Problem to solve —
The material below holds pictures; leave them out and reproduce exactly the lines from the one with "Reproduce this chart with Bokeh." through the one with "from bokeh.resources import INLINE", inclusive.

Data supplied —
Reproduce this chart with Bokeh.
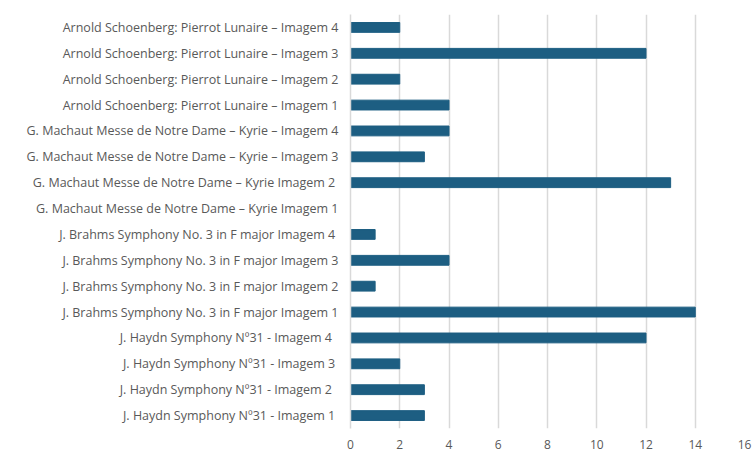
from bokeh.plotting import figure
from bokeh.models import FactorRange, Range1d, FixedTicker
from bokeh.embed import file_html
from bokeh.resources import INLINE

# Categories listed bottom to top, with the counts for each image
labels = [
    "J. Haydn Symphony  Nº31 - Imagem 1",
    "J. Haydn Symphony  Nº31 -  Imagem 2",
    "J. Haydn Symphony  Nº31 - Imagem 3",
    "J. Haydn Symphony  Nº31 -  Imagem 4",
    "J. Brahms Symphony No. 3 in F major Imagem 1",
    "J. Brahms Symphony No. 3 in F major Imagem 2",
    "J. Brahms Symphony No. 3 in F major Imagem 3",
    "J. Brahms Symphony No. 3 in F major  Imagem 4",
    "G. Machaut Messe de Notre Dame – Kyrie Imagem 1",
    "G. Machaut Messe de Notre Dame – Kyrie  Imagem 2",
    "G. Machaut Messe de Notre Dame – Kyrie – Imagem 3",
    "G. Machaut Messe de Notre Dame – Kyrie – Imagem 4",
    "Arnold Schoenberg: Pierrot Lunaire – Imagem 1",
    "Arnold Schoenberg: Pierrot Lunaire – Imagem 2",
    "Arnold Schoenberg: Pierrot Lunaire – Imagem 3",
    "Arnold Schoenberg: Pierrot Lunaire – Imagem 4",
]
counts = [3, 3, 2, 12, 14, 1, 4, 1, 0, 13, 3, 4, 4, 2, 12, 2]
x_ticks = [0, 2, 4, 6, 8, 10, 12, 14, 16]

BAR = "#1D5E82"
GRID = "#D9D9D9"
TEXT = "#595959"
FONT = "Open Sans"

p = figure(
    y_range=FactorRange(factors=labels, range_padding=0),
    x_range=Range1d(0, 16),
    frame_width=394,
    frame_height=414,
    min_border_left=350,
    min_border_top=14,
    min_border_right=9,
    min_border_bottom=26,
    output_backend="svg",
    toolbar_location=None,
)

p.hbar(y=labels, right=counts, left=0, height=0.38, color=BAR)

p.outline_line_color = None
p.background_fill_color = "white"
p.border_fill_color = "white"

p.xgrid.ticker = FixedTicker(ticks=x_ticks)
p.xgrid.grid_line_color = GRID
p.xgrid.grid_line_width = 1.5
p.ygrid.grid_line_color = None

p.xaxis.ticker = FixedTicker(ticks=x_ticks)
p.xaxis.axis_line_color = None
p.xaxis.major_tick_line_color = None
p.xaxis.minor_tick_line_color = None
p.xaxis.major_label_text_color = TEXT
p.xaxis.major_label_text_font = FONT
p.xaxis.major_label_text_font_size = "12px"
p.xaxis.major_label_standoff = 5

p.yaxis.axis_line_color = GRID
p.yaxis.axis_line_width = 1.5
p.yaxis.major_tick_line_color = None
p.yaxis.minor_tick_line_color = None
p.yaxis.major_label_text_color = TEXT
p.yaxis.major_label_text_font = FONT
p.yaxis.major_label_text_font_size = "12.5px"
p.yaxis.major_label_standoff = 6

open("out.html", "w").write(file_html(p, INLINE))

* * *

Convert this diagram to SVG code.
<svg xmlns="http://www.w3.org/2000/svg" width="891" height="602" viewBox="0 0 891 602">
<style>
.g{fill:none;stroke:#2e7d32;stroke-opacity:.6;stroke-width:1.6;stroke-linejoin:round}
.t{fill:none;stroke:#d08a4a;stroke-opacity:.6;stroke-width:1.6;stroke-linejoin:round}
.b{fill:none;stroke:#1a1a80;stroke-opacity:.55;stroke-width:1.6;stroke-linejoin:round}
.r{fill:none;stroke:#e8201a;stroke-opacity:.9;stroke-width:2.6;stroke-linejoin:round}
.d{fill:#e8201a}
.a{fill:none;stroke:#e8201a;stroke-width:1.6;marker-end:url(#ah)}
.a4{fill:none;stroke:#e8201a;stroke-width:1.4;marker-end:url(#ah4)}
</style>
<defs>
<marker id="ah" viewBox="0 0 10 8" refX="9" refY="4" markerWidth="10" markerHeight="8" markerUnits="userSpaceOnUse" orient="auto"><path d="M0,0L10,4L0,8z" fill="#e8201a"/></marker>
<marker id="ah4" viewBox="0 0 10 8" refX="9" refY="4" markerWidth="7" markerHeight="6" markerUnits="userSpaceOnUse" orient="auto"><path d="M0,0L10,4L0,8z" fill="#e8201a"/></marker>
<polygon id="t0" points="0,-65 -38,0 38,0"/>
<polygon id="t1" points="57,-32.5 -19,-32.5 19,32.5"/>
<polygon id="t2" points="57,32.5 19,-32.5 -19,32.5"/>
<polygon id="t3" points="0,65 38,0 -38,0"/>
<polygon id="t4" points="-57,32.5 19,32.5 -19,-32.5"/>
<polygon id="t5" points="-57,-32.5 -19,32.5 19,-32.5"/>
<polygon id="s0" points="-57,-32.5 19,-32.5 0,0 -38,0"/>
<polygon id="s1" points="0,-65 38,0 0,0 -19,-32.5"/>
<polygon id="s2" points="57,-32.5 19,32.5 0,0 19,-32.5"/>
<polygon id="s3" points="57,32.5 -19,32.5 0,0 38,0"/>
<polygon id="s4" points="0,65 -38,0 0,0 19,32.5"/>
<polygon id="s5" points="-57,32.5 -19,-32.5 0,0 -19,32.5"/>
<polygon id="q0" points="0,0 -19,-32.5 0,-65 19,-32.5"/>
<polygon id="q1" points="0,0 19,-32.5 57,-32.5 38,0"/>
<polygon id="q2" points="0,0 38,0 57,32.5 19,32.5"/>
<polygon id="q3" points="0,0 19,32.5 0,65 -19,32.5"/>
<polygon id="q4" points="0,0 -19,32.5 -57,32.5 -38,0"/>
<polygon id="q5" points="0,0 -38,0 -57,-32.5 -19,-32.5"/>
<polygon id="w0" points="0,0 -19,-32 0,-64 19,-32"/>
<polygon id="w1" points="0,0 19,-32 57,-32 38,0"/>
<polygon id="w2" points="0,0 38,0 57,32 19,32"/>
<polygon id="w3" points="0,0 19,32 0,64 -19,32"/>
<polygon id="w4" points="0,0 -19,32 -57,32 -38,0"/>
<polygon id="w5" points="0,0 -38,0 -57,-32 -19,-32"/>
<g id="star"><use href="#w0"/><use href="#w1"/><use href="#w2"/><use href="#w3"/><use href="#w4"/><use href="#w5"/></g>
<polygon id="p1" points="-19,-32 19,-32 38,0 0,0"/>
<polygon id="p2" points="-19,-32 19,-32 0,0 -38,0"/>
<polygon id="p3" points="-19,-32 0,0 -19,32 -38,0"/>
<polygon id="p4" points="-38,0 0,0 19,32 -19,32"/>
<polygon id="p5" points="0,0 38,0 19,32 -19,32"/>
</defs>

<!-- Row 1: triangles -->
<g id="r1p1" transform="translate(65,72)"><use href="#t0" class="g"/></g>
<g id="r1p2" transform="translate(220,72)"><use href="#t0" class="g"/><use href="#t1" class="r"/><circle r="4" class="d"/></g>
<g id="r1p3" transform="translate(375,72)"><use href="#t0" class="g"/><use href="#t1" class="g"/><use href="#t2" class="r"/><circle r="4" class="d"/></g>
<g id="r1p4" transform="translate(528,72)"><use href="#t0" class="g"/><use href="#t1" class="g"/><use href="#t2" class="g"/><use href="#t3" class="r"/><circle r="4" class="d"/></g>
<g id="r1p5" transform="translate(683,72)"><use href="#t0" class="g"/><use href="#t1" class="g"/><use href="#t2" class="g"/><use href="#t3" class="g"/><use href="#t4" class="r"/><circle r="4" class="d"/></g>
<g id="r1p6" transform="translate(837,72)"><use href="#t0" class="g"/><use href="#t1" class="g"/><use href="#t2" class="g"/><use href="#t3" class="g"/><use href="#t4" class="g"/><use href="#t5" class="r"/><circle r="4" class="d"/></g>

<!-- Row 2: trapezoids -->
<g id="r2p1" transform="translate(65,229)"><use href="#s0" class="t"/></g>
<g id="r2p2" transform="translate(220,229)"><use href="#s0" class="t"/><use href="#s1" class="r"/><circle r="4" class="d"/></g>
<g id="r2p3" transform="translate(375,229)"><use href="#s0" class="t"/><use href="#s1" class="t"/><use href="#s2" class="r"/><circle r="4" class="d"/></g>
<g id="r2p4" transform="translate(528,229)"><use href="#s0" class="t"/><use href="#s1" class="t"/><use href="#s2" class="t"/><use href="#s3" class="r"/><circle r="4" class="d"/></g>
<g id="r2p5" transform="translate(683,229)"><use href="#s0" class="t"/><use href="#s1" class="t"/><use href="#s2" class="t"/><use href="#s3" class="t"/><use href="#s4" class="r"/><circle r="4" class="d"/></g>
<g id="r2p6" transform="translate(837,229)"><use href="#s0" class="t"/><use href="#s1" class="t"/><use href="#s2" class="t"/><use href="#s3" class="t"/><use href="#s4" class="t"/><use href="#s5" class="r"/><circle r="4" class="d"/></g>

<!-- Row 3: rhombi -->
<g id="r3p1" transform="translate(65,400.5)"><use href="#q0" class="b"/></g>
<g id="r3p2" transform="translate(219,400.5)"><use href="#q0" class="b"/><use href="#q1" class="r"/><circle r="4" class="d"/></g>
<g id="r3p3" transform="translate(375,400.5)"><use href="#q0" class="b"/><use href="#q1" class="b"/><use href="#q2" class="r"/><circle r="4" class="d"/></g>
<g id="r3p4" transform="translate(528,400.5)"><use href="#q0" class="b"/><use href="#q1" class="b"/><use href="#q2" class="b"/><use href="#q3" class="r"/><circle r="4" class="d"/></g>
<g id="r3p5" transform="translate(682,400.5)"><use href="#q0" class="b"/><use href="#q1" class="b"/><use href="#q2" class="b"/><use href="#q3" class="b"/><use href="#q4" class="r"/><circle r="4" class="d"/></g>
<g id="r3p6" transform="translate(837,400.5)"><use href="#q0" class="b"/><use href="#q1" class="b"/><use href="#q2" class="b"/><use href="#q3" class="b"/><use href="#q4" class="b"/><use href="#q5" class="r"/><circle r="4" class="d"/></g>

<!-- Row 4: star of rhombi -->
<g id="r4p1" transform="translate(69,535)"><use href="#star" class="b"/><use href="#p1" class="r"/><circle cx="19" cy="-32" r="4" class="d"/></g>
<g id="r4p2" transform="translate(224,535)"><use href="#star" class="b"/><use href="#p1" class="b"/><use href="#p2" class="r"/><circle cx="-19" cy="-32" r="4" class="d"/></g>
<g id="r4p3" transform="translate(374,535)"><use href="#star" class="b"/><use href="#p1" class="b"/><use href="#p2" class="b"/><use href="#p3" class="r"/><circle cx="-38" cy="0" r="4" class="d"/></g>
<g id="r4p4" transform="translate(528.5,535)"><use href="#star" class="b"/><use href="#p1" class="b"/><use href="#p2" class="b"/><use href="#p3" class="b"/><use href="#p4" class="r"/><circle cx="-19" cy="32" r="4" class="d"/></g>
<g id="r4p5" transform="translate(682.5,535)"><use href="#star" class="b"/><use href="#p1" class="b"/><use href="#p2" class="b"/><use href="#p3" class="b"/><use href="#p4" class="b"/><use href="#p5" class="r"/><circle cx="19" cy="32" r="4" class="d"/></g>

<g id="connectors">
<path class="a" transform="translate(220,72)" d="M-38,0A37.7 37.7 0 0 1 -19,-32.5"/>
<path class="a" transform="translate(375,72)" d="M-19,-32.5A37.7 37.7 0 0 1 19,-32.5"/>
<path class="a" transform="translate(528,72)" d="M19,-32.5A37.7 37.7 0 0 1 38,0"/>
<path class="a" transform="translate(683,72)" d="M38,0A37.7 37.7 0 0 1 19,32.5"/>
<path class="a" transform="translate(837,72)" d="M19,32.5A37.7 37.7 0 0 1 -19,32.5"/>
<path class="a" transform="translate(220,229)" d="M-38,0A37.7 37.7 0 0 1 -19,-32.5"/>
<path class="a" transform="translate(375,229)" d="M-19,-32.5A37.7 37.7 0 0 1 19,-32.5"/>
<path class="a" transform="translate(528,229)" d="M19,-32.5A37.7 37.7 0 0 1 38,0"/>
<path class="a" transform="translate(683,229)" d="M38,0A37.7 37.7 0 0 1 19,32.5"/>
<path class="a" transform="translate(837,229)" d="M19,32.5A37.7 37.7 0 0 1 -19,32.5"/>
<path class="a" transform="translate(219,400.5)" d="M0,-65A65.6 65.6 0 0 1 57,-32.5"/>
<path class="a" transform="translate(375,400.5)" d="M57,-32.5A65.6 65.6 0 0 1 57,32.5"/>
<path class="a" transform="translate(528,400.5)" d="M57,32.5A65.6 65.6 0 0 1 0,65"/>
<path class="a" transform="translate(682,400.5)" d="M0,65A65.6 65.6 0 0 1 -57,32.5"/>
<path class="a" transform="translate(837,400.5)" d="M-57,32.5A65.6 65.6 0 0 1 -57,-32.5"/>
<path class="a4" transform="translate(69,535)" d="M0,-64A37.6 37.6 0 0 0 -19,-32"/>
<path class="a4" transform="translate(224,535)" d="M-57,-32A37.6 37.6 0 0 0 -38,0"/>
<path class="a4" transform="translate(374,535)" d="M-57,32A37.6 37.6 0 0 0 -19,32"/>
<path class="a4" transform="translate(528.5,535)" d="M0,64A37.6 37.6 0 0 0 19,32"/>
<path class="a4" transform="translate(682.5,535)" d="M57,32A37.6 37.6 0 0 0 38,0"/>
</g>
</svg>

Output for this exercise —
Reproduce this chart with Bokeh.
from bokeh.plotting import figure
from bokeh.models import FactorRange, Range1d, FixedTicker
from bokeh.embed import file_html
from bokeh.resources import INLINE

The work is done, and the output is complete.